Divorce stirs up all kinds of emotions in people. Some people base their feelings on their relationship with the couple divorcing. Perhaps others base it on their own experience with divorce themselves or as a child. That's all understandable.
It's was the friends that took my divorce personally that surprised me the most.
We were a group of five couples that did many things together. We vacationed together, we had girls trips, play dates with the kids and all the fun things people do together with their families and friends. It was all of that until my divorce upset the party. Couple down.
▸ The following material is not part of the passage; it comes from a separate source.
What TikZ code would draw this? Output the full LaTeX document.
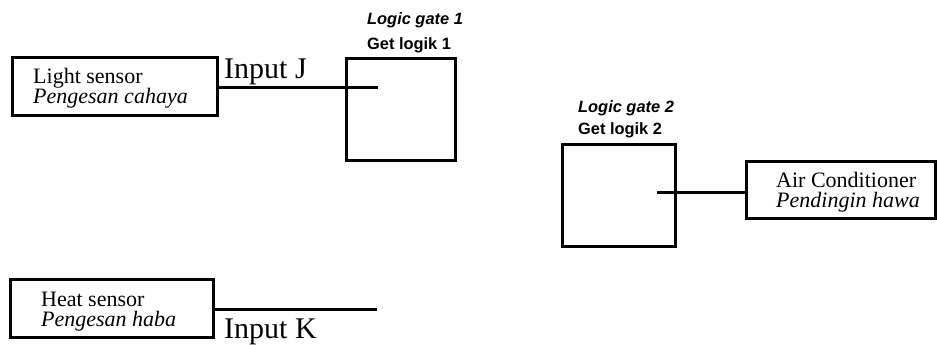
\documentclass[tikz,border=0pt]{standalone}
\usepackage{fontspec}
\setmainfont{Liberation Serif}
\setsansfont{Liberation Sans}
\begin{document}
\begin{tikzpicture}[x=1pt,y=-1pt,
  box/.style={draw,line width=3pt,inner sep=0pt,outer sep=0pt},
  wire/.style={line width=3pt},
  lbl/.style={anchor=base west,inner sep=0pt,font=\fontsize{22}{22}\selectfont},
  ilbl/.style={lbl,font=\fontsize{22}{22}\selectfont\itshape},
  inlbl/.style={anchor=base west,inner sep=0pt,font=\fontsize{30}{30}\selectfont},
  gtitle/.style={anchor=base west,inner sep=0pt,font=\sffamily\bfseries\itshape\fontsize{16.4}{16}\selectfont},
  gname/.style={anchor=base west,inner sep=0pt,font=\sffamily\bfseries\fontsize{16.4}{16}\selectfont}]
\useasboundingbox (0,0) rectangle (937,345);
% boxes
\node[box,minimum width=205pt,minimum height=57pt] (light) at (114.5,86.5) {};
\node[box,minimum width=203pt,minimum height=58pt] (heat) at (111.5,308) {};
\node[box,minimum width=109pt,minimum height=101pt] (gate1) at (400.5,109.5) {};
\node[box,minimum width=113pt,minimum height=102pt] (gate2) at (618.5,195) {};
\node[box,minimum width=189pt,minimum height=57pt] (ac) at (840.5,189.5) {};
% texts
\node[lbl] (l1) at (33,83) {Light sensor};
\node[ilbl] (l2) at (33,103) {Pengesan cahaya};
\node[lbl] (h1) at (41,306) {Heat sensor};
\node[ilbl] (h2) at (41,326) {Pengesan haba};
\node[lbl] (a1) at (776,187) {Air Conditioner};
\node[ilbl] (a2) at (776,207) {Pendingin hawa};
\node[inlbl] (inj) at (224,78) {Input J};
\node[inlbl] (ink) at (224,338) {Input K};
\node[gtitle] (g1t) at (367,25) {Logic gate 1};
\node[gname] (g1n) at (367,49) {Get logik 1};
\node[gtitle] (g2t) at (578,112) {Logic gate 2};
\node[gname] (g2n) at (578,134) {Get logik 2};
% wires
\coordinate (jend) at (378,87);
\coordinate (kend) at (377,309);
\coordinate (oend) at (657,192);
\draw[wire] (light.east |- jend) -- (jend);
\draw[wire] (heat.east |- kend) -- (kend);
\draw[wire] (oend) -- (ac.west |- oend);
\end{tikzpicture}
\end{document}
Certainly, I thought, this wasn't going to mess up the friendships I had made or the play dates with our children -- but it did. My ex husband and I agreed to have a friendly divorce. We weren't going to take sides and hoped our friends wouldn't either. We specifically sent that message out to everyone. I figured, if the ex and I can be cool, certainly everyone else could be cool. Right?
Wrong. Slowly but surely I felt people pulling away. There was definitely a vibe in the air when I came around -- Oh no, it's the pariah! Here she comes to ruin it for all of us! I don't know if they really realized they were giving off that vibe, but they were indeed giving it off. One of my better friends in particular was very upset by my decision to divorce. "Don't you get married for better or for worse?" she asked. "Ideally, yes." I answered. Sometimes we make mistakes. Was I not allowed forgiveness for a mistake?
As the months passed by, I found my group of friends pulling away, but two of the crew called me up to let me know that they were still my friends. They were, although we never really hung out anymore. You could say that one was busy with small children and the other busy working, but sadly, it wasn't the same. Not that I expected everything to be exactly the same, but I still expected my friendships with my girls to be the same. Unfortunately, they were not.
My "best" friend in the crew stopped calling and stopped including me in things. This stung the most. Our children were the exact same ages and we all played together since they were born. Literally. We had so much fun together, we even began to develop a television pilot together. We shared lots and lots of information. You know, the kind of information you probably wouldn't share with anyone that you thought wouldn't be your friend in five years kind of information. Obviously those years of friendship were not strong enough to survive my divorce to my husband.
Soon after the finality of the divorce, there were less and less invitations out with that crew. Less phone calls, less emails, less texts.
To be quite honest, it definitely hurt my feelings that I was no longer part of the group I was used to spending my time with. It hurt a lot. But you know what? I'm a tough cookie and that hurt soon dissolved and new friends were found. Real friends that are still my friends today.
Here are three signs that you have a fake friend:
1. She/he runs at the first sign of trouble. Doesn't want any association with you.
2. She/he gossips about you behind your back, but is kind to your face.
3. She/he disappears or becomes scarce when the good times go bad.
As Oprah Winfrey has said, "Everyone wants to ride with you in the limo, but what you want is someone who will take the bus with you when the limo breaks down."
So, did I lose some friends? Not real friends, as it turns out.